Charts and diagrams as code
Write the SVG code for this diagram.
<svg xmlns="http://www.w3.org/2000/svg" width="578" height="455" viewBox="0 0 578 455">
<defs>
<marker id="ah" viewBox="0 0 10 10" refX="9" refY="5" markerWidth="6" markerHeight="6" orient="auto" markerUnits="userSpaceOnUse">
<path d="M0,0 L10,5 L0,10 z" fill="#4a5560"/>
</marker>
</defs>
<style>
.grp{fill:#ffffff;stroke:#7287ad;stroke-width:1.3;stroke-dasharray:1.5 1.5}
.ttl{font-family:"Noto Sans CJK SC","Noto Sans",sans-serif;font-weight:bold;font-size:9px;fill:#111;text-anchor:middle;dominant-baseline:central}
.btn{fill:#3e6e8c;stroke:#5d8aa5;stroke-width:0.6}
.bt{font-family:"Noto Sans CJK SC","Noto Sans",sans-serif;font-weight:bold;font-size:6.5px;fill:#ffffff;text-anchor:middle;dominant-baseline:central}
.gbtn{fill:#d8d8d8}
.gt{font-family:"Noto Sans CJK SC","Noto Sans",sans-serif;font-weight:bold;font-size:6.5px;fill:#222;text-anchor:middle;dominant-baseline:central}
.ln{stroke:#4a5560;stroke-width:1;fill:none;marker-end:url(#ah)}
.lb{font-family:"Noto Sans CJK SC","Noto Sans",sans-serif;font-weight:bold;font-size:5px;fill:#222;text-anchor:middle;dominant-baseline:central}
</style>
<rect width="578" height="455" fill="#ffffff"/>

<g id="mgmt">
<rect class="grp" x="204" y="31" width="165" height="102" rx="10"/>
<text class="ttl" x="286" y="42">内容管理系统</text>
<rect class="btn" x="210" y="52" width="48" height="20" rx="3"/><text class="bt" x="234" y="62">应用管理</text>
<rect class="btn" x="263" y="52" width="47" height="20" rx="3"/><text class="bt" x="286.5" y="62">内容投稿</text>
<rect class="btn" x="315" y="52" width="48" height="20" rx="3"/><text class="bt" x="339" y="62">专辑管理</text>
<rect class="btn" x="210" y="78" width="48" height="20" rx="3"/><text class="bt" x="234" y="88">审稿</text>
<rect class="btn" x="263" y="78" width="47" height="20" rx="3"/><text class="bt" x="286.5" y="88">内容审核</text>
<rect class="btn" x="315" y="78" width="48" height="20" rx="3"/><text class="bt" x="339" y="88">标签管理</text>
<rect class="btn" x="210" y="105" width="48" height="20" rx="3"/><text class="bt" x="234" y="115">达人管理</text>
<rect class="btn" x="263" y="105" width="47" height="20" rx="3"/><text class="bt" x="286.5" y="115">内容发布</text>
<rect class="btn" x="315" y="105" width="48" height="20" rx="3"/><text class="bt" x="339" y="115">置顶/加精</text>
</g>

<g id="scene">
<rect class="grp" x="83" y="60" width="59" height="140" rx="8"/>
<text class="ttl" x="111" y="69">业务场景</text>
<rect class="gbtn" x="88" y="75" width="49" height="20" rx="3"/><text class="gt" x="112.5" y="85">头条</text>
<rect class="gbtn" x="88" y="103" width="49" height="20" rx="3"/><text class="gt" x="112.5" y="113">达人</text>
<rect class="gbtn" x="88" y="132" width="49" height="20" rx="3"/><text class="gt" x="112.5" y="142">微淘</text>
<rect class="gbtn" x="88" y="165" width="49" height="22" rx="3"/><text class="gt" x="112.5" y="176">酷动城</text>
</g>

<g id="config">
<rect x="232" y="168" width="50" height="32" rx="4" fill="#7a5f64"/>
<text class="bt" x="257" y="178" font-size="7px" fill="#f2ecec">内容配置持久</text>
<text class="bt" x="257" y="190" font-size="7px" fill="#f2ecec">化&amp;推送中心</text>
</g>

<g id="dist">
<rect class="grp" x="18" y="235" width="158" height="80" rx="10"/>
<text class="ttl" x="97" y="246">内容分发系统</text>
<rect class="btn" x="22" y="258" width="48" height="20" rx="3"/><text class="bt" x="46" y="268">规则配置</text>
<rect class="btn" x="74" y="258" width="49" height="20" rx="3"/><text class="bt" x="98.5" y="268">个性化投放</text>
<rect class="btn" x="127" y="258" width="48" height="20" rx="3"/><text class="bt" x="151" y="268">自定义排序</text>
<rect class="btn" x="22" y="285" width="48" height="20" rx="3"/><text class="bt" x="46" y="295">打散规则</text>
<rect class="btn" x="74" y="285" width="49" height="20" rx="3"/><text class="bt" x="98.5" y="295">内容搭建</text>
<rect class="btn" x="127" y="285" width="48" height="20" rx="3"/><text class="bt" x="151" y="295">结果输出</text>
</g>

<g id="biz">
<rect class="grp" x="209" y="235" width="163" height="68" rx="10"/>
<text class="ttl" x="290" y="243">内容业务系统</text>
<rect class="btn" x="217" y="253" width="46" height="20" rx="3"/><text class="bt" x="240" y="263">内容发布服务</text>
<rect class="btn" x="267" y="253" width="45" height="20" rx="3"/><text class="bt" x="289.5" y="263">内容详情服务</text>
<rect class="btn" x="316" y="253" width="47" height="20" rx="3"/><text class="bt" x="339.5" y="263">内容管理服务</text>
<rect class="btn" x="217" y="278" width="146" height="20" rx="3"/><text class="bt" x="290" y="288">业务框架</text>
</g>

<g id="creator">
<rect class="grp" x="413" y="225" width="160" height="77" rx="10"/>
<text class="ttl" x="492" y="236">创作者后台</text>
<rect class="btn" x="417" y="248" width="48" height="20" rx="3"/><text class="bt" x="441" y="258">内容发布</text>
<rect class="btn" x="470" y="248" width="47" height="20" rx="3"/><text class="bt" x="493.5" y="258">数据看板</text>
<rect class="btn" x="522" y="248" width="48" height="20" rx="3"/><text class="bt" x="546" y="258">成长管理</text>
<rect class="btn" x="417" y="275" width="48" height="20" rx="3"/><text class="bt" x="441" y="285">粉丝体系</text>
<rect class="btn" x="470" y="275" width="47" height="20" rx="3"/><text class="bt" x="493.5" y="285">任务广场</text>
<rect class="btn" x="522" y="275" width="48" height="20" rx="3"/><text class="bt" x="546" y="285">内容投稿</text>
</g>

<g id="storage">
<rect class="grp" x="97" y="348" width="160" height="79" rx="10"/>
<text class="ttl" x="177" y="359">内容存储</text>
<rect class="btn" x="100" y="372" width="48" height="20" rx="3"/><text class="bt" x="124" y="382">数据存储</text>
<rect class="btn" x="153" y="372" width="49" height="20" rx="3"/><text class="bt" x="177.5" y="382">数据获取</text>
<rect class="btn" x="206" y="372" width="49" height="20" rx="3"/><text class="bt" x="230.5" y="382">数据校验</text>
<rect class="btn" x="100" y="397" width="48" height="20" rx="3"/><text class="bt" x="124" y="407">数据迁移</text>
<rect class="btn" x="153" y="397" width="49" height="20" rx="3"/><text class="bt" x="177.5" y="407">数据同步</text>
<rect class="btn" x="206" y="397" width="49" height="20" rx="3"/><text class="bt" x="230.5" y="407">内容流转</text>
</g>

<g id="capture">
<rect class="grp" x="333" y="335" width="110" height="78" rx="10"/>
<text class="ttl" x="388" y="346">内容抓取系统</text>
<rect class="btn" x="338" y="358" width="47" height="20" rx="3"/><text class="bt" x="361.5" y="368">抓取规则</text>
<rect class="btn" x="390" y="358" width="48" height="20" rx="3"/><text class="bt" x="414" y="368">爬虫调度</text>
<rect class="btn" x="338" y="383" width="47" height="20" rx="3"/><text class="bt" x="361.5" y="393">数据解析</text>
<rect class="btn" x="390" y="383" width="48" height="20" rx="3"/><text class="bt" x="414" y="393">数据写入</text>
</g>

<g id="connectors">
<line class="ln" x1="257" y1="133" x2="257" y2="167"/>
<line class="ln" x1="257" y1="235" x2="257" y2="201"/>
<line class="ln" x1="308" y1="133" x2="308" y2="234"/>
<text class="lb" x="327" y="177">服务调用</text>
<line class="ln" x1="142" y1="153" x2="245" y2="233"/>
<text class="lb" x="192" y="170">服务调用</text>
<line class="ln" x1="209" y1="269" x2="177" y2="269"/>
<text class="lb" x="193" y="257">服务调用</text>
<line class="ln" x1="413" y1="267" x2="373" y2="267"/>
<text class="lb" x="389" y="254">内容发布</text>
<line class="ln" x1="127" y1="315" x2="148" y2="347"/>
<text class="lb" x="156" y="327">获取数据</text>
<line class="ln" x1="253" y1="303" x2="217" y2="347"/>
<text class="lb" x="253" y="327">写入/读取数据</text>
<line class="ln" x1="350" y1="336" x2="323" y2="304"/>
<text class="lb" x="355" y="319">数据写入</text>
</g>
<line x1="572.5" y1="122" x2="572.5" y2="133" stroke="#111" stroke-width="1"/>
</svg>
...
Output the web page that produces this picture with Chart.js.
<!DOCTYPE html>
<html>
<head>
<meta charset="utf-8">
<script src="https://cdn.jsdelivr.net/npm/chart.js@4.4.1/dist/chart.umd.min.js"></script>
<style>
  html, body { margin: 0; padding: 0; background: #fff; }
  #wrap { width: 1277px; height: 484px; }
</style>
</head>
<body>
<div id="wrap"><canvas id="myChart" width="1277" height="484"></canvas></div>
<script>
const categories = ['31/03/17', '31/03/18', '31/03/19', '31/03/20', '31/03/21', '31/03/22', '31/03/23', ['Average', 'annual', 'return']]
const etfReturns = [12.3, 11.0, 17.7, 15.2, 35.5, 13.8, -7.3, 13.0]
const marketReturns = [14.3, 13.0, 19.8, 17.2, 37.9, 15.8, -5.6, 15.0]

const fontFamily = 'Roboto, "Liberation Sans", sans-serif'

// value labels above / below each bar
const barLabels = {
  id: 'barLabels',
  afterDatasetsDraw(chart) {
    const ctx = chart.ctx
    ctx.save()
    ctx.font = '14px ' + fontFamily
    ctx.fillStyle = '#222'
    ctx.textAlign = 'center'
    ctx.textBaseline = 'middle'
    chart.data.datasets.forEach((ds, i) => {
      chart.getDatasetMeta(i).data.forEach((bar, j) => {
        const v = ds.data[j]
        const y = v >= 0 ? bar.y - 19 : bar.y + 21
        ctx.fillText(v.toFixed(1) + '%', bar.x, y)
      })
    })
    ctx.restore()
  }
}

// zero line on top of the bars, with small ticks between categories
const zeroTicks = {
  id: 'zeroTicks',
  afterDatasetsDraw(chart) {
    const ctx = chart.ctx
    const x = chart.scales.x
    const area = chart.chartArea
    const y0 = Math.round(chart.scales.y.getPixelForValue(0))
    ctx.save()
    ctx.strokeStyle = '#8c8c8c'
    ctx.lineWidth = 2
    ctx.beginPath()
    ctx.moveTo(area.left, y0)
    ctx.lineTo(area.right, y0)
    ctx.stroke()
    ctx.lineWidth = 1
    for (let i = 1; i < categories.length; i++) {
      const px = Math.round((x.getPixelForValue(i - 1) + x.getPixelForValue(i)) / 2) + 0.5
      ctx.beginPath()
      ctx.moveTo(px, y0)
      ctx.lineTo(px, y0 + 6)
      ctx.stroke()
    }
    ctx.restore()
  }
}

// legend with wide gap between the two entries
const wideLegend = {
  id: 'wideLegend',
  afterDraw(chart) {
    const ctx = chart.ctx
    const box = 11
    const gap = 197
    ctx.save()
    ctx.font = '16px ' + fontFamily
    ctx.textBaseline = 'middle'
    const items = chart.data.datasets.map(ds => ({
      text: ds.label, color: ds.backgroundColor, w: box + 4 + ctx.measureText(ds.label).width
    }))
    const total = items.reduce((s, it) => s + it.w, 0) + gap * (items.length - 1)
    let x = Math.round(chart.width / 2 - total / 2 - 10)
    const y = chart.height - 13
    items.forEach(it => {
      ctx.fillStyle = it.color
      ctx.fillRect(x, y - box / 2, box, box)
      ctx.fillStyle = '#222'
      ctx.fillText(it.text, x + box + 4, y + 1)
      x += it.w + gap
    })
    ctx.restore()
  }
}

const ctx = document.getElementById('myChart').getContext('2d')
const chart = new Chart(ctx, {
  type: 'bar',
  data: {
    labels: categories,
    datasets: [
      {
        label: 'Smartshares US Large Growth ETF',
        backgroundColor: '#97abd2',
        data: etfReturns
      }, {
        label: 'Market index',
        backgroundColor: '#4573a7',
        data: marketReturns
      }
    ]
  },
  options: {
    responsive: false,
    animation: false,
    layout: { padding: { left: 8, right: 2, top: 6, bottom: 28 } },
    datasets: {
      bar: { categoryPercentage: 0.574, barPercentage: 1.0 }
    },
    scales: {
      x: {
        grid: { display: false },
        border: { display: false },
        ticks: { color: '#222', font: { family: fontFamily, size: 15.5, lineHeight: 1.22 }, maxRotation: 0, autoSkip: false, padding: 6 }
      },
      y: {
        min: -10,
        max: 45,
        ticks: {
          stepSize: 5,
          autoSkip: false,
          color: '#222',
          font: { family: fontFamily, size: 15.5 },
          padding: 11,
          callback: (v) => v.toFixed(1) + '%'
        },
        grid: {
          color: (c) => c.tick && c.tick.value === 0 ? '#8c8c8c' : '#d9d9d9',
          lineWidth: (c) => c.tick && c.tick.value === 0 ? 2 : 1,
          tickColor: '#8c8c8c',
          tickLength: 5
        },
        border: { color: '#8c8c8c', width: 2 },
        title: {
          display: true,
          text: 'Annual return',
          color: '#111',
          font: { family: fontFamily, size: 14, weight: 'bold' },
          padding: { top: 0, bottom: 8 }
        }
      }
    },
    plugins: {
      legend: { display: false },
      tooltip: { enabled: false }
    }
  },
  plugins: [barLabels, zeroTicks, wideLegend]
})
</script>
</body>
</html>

Set task:
Filter for "with". Return all lines that hold it.

Exercise answer:
Output the web page that produces this picture with Chart.js.
// zero line on top of the bars, with small ticks between categories
// legend with wide gap between the two entries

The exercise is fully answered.